-- Start --

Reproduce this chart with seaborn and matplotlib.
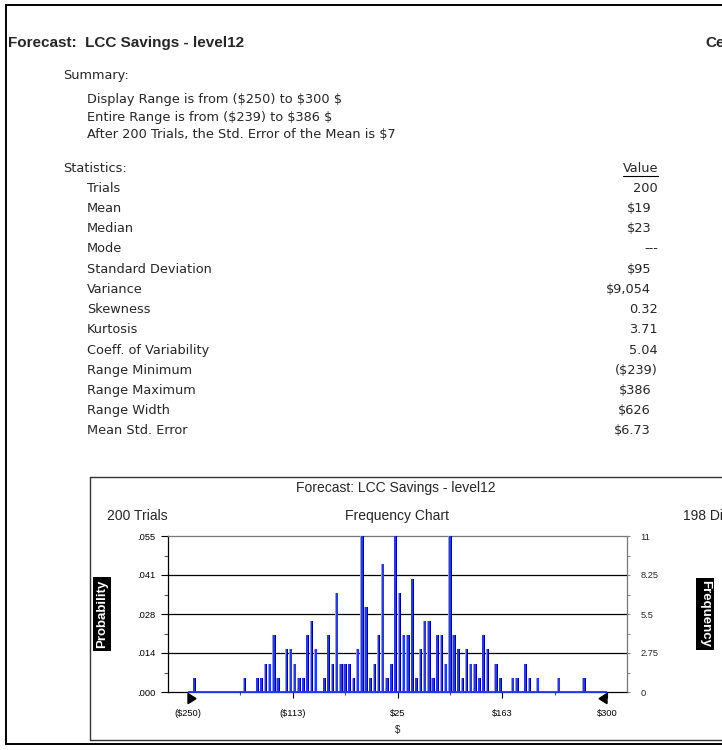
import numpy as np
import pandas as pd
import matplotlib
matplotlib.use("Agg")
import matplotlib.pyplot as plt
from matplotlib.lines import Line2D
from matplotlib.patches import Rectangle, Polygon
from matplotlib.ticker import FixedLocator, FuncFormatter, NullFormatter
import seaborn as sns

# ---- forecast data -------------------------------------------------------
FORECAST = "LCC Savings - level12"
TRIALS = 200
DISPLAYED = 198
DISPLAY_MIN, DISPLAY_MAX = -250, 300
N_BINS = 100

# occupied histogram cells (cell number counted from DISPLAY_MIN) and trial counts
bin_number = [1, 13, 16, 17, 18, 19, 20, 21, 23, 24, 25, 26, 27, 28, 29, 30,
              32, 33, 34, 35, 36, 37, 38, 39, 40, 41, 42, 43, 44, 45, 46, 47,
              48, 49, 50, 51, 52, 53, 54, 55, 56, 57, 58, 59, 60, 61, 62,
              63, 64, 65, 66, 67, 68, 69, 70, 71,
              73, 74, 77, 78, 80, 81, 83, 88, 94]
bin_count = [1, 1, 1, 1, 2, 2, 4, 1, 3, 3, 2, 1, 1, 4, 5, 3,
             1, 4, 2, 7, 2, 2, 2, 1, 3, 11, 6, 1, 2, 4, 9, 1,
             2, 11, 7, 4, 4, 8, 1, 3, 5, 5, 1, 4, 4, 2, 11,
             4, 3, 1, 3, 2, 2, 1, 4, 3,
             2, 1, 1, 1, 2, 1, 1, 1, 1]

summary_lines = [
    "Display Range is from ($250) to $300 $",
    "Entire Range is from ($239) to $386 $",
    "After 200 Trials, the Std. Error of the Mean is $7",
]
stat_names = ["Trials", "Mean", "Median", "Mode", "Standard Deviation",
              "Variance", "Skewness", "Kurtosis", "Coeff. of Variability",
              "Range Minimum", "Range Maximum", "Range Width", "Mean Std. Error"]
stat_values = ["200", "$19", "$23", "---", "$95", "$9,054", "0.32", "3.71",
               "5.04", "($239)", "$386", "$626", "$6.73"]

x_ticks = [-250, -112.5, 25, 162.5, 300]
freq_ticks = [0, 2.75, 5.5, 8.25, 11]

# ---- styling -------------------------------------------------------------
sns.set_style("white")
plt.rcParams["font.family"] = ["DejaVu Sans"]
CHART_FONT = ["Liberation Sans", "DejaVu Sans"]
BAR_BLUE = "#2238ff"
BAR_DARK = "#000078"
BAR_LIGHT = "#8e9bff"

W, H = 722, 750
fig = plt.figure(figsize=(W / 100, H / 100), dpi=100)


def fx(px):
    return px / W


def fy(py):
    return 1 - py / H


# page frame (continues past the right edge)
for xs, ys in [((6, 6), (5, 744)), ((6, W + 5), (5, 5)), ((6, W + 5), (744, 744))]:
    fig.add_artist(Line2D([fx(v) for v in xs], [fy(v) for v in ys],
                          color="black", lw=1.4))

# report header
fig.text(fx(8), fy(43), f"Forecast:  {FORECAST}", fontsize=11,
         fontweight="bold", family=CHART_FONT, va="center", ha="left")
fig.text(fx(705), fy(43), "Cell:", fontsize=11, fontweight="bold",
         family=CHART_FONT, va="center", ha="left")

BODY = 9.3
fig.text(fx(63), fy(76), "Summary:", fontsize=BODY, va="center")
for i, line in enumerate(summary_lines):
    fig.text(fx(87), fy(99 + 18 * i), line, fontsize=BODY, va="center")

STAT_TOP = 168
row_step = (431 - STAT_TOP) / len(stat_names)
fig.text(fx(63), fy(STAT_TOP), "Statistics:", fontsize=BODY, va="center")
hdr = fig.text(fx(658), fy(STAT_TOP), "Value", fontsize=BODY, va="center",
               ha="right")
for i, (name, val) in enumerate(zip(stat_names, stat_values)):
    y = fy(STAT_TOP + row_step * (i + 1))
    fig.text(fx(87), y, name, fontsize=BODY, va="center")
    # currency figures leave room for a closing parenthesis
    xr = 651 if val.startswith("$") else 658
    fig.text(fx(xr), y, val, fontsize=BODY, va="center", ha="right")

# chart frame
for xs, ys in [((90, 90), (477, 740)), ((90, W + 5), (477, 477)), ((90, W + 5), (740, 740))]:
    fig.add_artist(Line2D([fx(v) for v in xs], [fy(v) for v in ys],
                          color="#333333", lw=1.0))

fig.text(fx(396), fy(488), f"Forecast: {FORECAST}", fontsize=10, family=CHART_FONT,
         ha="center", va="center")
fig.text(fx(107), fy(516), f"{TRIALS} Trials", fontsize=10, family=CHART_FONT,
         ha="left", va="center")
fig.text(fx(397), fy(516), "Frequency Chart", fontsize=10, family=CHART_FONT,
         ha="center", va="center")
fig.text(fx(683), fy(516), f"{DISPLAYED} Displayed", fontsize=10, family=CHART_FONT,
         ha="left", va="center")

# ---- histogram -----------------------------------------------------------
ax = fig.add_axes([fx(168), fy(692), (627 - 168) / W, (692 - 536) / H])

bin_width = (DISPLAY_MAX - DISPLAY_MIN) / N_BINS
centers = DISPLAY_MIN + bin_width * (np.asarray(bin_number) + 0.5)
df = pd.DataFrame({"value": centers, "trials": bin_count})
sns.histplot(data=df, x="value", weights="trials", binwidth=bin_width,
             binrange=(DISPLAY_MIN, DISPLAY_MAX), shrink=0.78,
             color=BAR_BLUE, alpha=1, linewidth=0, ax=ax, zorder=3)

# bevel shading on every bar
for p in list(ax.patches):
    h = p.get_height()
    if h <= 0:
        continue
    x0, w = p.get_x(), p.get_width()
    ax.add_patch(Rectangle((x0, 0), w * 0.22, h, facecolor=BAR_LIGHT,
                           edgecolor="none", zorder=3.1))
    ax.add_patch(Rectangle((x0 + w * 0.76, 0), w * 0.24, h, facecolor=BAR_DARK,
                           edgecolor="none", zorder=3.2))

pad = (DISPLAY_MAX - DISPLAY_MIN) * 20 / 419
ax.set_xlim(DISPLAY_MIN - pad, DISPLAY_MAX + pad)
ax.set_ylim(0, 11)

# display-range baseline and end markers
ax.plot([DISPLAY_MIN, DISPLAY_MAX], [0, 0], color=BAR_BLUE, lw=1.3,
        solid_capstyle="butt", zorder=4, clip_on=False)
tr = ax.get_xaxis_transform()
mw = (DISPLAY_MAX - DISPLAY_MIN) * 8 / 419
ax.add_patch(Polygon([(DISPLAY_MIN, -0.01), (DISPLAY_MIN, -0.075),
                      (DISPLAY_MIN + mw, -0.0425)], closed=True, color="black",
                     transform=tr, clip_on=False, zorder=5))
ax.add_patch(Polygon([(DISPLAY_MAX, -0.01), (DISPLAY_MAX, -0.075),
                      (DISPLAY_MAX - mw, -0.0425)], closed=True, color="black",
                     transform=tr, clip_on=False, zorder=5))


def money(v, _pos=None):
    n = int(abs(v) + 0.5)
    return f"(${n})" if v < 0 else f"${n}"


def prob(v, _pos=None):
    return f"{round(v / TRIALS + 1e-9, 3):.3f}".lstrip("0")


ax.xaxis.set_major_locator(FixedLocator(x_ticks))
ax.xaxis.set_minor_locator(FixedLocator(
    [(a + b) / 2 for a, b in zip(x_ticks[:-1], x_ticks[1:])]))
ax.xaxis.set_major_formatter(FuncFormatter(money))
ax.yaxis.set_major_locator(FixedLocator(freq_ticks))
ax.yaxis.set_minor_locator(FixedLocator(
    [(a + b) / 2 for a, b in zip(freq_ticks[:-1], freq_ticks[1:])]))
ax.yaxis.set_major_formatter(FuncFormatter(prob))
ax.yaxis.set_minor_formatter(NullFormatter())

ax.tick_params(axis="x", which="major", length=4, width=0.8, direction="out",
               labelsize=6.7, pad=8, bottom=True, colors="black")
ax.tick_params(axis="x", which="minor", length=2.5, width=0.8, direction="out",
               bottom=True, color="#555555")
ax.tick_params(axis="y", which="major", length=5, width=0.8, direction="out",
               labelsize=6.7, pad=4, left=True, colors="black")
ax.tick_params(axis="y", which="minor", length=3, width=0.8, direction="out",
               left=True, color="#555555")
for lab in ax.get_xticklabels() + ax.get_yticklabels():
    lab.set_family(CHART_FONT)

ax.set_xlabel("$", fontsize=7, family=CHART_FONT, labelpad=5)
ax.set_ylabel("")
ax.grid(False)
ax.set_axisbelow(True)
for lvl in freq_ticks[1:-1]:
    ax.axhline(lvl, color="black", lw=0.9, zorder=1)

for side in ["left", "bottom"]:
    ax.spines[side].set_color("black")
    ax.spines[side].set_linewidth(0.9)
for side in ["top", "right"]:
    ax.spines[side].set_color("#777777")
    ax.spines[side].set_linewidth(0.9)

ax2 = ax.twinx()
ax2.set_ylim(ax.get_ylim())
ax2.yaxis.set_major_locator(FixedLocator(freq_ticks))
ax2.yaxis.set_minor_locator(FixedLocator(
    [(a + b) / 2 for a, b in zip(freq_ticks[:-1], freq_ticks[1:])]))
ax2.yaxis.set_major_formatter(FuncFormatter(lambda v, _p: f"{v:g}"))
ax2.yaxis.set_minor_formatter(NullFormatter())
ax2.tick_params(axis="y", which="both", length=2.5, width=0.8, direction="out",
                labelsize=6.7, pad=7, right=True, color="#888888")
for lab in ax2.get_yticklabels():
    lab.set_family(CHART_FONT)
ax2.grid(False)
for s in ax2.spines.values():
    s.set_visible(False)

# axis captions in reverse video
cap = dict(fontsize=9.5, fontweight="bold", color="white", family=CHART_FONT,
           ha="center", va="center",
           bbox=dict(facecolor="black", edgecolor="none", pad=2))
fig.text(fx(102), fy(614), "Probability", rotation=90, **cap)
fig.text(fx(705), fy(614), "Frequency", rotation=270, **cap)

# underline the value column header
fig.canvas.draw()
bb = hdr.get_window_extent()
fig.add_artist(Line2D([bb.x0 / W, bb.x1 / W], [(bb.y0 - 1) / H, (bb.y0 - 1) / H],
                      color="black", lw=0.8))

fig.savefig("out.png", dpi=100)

-- End --

→ WRITTEN TASK
With the pictures left out, restate word for word every line of the data above, from the first down to the line that contains "freq_ticks = [0, 2.75, 5.5, 8.25, 11]".

→ RESULT OF THIS EXERCISE
Reproduce this chart with seaborn and matplotlib.
import numpy as np
import pandas as pd
import matplotlib
matplotlib.use("Agg")
import matplotlib.pyplot as plt
from matplotlib.lines import Line2D
from matplotlib.patches import Rectangle, Polygon
from matplotlib.ticker import FixedLocator, FuncFormatter, NullFormatter
import seaborn as sns

# ---- forecast data -------------------------------------------------------
FORECAST = "LCC Savings - level12"
TRIALS = 200
DISPLAYED = 198
DISPLAY_MIN, DISPLAY_MAX = -250, 300
N_BINS = 100

# occupied histogram cells (cell number counted from DISPLAY_MIN) and trial counts
bin_number = [1, 13, 16, 17, 18, 19, 20, 21, 23, 24, 25, 26, 27, 28, 29, 30,
              32, 33, 34, 35, 36, 37, 38, 39, 40, 41, 42, 43, 44, 45, 46, 47,
              48, 49, 50, 51, 52, 53, 54, 55, 56, 57, 58, 59, 60, 61, 62,
              63, 64, 65, 66, 67, 68, 69, 70, 71,
              73, 74, 77, 78, 80, 81, 83, 88, 94]
bin_count = [1, 1, 1, 1, 2, 2, 4, 1, 3, 3, 2, 1, 1, 4, 5, 3,
             1, 4, 2, 7, 2, 2, 2, 1, 3, 11, 6, 1, 2, 4, 9, 1,
             2, 11, 7, 4, 4, 8, 1, 3, 5, 5, 1, 4, 4, 2, 11,
             4, 3, 1, 3, 2, 2, 1, 4, 3,
             2, 1, 1, 1, 2, 1, 1, 1, 1]

summary_lines = [
    "Display Range is from ($250) to $300 $",
    "Entire Range is from ($239) to $386 $",
    "After 200 Trials, the Std. Error of the Mean is $7",
]
stat_names = ["Trials", "Mean", "Median", "Mode", "Standard Deviation",
              "Variance", "Skewness", "Kurtosis", "Coeff. of Variability",
              "Range Minimum", "Range Maximum", "Range Width", "Mean Std. Error"]
stat_values = ["200", "$19", "$23", "---", "$95", "$9,054", "0.32", "3.71",
               "5.04", "($239)", "$386", "$626", "$6.73"]

x_ticks = [-250, -112.5, 25, 162.5, 300]
freq_ticks = [0, 2.75, 5.5, 8.25, 11]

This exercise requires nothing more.